I keep working on ideas for writing. I take a day here, a chunk of minutes there, and yet nothing seems to stick these days. Maybe it's that I've fallen in love as of late, or maybe it's that I've been living like a nomad for more months than I care to record, maybe it's a lot of things moving me into a state where my mind is as settled as the winds of spring. I think it has a lot to do with the environment.
I have a firm belief that our civilization is dead. I've done some middling research, I've looked around my city, I've witnessed the changes in the sun and yes, I read the news. Now, what preoccupies my writings is what's next, how exactly does the end look? Well, it has the things we know to be true, the end of days preachers, the fanatics and the visionaries. It has the governments imploding and the economies collapsing. The added aspects we have of oil spills, earthquakes and scientific monitoring equipment are just bonuses as far as I'm concerned.
So, here' s the thing. I'm not upset. I was upset, a few years ago. And the upset feeling was lovely and melancholy and it fueled a series of poems and a series of fine art prints. It gave birth to much of my work and this work was vibrant and passionate and full of fire. And then I burnt out. And now Greece has burnt out. Western Civillization is tired. And I think that's very OK.
For every person putting on their hairshirt or prepping their 2012 transformation pod, for every person recycling the plastic containers that come with their out of season strawberries that they just can't get enough of, for every person who sanitizes their hands compulsively while reaching for their kombucha, I love and salute you. And you should love and salute yourselves. You're living at the end of a horizon, at the end of your world, and you're handling it very, very well.
You get up in the morning and you go to your job. You pay inflated taxes to a government that imprisons one out of a hundred of you. You try to love your kids while keeping a green lawn. You're processing conflicting information about what is right, what is wrong and what you can possibly accomplish amidst your social anxiety panic due to sexual inability disorder and you are taking the right pills. You are managing your diabetes and you are submitting yourself to radiation and to radiation treatment. You are living in the swirl of the drain. You're moving with something bigger than a nation and bigger than your words.
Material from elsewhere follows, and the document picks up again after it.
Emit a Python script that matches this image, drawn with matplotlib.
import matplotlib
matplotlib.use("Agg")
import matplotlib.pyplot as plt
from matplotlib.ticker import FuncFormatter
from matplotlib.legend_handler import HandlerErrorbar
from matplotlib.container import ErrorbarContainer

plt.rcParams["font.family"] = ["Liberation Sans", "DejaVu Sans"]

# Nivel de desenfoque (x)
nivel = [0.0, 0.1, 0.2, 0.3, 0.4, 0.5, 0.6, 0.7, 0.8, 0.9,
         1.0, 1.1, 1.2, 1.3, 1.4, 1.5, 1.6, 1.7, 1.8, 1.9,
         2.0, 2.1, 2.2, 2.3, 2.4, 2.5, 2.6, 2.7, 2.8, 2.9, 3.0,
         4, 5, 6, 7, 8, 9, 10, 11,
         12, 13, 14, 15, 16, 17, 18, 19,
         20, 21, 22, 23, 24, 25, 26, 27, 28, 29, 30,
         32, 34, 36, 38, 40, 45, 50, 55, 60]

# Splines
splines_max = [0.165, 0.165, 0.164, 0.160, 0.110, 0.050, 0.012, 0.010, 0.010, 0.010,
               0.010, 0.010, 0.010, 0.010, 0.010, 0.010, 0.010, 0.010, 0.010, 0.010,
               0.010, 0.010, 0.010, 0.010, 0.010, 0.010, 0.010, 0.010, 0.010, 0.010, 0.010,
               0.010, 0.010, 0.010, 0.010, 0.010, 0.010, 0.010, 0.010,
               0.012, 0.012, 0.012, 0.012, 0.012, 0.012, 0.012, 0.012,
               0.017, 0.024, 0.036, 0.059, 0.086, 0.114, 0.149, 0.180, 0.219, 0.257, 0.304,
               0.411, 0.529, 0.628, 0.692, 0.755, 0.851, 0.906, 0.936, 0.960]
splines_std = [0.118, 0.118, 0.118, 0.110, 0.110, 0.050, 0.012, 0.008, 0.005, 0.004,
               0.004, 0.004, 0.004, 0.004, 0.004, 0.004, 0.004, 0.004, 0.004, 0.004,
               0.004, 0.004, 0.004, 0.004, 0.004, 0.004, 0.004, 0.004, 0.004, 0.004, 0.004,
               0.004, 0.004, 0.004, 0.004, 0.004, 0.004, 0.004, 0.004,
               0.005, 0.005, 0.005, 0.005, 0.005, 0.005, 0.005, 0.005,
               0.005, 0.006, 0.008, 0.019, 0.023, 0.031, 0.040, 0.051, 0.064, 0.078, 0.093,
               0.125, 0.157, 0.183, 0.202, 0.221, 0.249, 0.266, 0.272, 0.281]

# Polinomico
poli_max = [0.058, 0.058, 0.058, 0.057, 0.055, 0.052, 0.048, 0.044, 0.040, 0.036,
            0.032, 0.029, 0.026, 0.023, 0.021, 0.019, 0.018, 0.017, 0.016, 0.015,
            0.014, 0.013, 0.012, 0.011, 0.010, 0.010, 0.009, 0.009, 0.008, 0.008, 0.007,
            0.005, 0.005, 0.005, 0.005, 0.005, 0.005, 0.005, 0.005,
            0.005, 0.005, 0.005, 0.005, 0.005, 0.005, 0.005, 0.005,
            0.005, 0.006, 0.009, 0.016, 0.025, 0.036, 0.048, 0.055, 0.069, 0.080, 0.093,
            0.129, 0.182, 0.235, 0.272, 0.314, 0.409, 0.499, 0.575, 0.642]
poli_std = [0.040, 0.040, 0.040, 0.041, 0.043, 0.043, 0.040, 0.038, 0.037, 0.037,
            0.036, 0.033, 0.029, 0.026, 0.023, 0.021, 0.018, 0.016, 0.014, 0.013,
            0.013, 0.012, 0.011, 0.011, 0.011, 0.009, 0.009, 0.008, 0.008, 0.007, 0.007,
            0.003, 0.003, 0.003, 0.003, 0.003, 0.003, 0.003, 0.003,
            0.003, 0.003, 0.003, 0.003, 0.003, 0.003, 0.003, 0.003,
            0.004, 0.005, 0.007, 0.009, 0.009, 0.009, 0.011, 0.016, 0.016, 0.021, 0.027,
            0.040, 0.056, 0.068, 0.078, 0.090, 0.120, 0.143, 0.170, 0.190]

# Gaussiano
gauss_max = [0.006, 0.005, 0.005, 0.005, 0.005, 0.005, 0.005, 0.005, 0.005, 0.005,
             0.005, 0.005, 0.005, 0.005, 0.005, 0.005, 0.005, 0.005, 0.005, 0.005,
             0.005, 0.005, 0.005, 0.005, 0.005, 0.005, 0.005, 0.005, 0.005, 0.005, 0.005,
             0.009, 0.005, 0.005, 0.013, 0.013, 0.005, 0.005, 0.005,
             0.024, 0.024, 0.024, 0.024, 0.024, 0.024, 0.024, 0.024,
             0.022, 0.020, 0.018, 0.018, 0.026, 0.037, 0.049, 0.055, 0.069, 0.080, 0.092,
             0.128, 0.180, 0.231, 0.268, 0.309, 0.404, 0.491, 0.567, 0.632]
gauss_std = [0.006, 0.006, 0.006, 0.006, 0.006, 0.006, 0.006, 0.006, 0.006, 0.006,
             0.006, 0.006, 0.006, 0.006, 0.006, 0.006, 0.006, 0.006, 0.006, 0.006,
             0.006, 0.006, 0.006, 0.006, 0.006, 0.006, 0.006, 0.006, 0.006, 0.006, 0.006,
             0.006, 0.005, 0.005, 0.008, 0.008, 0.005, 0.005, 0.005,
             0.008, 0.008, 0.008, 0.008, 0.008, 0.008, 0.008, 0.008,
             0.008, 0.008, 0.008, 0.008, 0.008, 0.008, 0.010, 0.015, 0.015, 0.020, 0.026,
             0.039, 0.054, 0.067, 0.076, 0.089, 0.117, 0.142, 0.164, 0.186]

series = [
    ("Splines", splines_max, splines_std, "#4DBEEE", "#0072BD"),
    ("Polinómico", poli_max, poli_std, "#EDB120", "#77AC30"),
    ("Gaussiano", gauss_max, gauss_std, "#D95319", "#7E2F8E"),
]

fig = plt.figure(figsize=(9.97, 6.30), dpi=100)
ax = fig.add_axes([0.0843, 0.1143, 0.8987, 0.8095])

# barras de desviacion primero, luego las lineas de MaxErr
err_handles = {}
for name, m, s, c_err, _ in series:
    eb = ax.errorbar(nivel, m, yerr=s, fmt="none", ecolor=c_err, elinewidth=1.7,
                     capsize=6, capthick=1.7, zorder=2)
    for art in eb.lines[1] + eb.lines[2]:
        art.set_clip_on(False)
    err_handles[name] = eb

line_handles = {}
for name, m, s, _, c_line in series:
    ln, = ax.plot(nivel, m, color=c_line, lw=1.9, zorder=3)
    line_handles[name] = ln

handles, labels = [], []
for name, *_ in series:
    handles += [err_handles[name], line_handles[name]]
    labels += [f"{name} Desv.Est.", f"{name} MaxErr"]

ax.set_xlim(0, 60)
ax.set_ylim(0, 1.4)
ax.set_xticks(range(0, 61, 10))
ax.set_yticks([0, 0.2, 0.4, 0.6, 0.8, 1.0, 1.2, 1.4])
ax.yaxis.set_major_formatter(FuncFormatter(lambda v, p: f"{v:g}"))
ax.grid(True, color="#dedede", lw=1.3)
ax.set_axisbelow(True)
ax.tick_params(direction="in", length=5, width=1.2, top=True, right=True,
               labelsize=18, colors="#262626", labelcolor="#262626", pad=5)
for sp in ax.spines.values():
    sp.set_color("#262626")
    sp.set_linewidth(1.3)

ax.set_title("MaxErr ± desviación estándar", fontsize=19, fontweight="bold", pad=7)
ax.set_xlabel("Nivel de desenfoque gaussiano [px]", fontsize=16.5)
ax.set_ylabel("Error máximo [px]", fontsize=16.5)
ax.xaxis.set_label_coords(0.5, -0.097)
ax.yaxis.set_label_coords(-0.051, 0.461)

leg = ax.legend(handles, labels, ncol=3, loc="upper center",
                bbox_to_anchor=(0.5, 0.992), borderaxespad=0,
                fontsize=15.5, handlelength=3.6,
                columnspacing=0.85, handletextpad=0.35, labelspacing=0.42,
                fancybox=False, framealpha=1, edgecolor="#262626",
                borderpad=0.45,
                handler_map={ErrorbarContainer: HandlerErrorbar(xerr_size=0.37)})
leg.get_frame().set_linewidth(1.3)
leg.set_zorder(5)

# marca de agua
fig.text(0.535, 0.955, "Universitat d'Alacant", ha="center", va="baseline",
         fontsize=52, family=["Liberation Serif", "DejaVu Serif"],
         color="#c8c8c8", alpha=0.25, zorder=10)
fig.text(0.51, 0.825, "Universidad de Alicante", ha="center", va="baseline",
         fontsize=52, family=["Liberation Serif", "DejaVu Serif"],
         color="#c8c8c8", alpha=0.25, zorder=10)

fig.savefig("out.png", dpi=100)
A few years ago I came to another two realizations that I will share today and I hope they make you smile the way they made me did, too. The emperor is not naked and standing amidst his people, shaking in their boots. He is not about to be told he is naked by the young babe, too innocent to know the perils of speaking the truth. The emperor is wearing plastic wrap (I would say Saran Wrap, but I believe that is trademarked and improper use might get me in legal trouble; see the poor bastard who handed in the iphone prototype to Gizmodo), so anyway, you and I, we're the emperor, too. We're all dressed in plastic wrap, thinking we're naked or thinking we're dressed, but we have no real idea of how we do look and what it is we're wearing. The other thing I like to think about is how utterly amazing to live inside a change, inside a bigger change, inside yet another bigger change. If the apocalypse is a troika doll, well what an incredible experience to be inside something we haven't seen for at least several hundred years.
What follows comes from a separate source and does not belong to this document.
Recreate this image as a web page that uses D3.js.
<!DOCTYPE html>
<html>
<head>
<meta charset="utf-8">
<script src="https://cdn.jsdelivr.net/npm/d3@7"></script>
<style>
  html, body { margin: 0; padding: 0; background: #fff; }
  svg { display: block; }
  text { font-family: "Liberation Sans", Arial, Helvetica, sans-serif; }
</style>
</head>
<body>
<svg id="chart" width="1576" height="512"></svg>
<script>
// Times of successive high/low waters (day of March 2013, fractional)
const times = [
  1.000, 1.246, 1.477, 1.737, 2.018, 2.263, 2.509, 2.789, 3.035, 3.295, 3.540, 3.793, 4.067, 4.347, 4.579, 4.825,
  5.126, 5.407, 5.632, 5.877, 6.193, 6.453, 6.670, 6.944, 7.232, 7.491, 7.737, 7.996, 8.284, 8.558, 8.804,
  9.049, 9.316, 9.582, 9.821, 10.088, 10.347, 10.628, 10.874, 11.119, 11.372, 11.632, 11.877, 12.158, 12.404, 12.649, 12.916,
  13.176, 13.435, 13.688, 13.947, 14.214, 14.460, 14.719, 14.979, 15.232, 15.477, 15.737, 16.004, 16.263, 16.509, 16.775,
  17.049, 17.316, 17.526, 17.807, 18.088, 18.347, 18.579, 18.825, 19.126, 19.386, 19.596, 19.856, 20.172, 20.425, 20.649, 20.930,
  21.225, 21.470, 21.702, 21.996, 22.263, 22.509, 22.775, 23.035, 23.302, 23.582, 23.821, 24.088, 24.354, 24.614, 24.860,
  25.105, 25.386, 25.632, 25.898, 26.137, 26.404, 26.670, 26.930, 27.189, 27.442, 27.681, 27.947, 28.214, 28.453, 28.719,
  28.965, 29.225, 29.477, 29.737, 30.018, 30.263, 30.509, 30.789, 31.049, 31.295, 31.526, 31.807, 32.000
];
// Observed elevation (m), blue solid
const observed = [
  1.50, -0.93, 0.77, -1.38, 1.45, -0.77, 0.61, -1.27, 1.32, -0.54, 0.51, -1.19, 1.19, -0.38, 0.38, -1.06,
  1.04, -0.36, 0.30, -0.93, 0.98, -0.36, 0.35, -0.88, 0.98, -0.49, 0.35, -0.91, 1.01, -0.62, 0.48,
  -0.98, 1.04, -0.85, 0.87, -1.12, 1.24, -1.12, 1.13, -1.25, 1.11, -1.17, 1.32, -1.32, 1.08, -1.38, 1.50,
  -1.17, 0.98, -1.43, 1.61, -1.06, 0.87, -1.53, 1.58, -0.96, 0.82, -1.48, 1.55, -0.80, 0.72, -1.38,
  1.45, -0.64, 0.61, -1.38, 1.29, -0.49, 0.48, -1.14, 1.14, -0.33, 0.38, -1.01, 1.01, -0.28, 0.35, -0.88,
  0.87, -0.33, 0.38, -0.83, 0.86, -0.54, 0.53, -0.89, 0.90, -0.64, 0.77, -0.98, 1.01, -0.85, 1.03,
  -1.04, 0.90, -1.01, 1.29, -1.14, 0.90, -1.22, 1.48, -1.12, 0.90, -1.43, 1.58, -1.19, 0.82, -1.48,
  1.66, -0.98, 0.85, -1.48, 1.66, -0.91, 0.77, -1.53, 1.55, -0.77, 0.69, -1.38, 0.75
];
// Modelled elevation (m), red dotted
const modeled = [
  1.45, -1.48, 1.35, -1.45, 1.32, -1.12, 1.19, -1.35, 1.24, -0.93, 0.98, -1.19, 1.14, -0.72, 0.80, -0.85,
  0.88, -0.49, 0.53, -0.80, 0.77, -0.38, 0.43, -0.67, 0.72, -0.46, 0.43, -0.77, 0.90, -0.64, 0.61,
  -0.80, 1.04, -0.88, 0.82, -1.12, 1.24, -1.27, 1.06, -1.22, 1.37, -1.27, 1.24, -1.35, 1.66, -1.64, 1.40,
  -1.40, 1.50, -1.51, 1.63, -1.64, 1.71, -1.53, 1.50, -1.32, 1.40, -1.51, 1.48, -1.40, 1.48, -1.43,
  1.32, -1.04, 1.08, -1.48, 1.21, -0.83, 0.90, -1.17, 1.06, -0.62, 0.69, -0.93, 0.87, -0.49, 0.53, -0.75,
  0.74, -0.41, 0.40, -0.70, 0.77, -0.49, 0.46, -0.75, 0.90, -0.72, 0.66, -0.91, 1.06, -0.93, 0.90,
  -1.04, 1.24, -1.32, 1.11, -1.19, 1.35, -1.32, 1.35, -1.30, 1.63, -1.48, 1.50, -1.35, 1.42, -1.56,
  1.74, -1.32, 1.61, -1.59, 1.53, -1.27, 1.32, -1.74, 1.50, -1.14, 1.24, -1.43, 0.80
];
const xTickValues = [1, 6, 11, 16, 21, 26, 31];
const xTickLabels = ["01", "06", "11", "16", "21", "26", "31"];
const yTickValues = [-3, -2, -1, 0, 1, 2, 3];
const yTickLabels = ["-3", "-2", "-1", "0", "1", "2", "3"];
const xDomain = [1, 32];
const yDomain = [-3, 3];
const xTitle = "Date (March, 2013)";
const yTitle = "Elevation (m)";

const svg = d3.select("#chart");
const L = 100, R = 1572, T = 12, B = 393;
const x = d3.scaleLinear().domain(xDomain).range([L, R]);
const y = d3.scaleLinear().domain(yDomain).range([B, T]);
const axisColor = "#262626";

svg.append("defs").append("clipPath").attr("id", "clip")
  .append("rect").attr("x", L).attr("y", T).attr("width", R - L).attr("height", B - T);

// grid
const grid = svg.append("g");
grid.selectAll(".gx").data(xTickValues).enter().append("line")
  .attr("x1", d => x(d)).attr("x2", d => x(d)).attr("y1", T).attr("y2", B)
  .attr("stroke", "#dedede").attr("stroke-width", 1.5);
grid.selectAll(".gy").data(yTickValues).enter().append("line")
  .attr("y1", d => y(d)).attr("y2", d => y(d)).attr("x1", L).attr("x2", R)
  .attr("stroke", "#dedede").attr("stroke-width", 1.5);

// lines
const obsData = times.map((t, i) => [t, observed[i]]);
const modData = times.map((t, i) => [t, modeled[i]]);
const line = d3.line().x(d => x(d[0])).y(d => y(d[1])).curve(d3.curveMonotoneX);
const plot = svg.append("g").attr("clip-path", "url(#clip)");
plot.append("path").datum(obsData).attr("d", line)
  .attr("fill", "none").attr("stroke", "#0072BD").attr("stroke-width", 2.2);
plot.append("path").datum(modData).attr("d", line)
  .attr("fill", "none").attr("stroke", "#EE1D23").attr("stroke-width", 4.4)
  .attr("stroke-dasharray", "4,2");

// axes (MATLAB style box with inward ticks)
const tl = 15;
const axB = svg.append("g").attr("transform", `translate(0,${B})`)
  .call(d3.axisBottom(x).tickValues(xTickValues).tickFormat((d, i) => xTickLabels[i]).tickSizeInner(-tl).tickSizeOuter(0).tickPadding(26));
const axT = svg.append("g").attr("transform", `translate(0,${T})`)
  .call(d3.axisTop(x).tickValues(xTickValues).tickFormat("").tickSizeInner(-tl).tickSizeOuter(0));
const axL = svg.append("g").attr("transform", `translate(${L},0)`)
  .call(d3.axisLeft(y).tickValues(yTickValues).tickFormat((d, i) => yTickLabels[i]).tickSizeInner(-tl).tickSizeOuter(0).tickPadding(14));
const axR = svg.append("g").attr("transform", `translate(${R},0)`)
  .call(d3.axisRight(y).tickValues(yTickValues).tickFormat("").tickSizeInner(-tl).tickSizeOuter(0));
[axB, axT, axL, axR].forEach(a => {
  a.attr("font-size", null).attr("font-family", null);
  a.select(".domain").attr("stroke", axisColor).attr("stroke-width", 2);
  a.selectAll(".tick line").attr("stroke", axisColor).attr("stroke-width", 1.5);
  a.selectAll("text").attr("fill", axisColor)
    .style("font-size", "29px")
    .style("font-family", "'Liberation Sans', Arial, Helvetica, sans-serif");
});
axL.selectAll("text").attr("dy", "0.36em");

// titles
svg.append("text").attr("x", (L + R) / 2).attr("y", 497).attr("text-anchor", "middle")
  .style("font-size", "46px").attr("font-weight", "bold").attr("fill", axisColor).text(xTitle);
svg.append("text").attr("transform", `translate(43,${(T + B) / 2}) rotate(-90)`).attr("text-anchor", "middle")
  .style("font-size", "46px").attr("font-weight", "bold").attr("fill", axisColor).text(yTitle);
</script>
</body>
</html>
A friend of mine recently told me he didn't like my idea. I told him it wasn't me, he should go after a dead guy named Toynbee. He's the one who gave me a tidbit of understanding and yes, I found it on Wikipedia. But he looked so sad, my friend, so I offered him what some of us call a bone. I told him not to fret because this civilization had a really good chance of remaining alive on the internet. It had a good chance of literally dying and the new civilization birthing itself right in its place through machines and memes and satellites and every bit of our culture running through space. Imagine the phoenix I said, remember the ourobouros. Imagine it all happening right in front of your eyes, or at least in a split instant.
I think my friend was more depressed about himself. If the civilization died now, wouldn't he go with it? Well, over 230,000 people in Haiti would agree and the shrimp in the Gulf of Mexico, they might agree, too, or at least the fisherman who have been living side by side with them would. There are Indonesians and Iranians and women in Afghanistan who all agree that the passion of this moment is enough to make the whole planet look like a conglomeration of wild poets wondering how deeply moving and romantic, how deeply frenzied this could all be painted. These lost poets, one might argue, are lost in their very last moment of group adolescence, where their hubris and their fury are screaming on the pages of history, and taking too many others with them.
And then I remember Walt Whitman and I get back to really writing because I "...suppose it lucky to be born..." and then I also suppose it lucky to die. And with that released, I get back to writing. Because when Babylon is toppled and when there is nothing left, no one will remember a damn thing that you did, unless of course by some chance bit of fate makes it so, but then again, why worry at all, unless of course you can turn worry into participation and you can believe you are one tone in a much larger voice.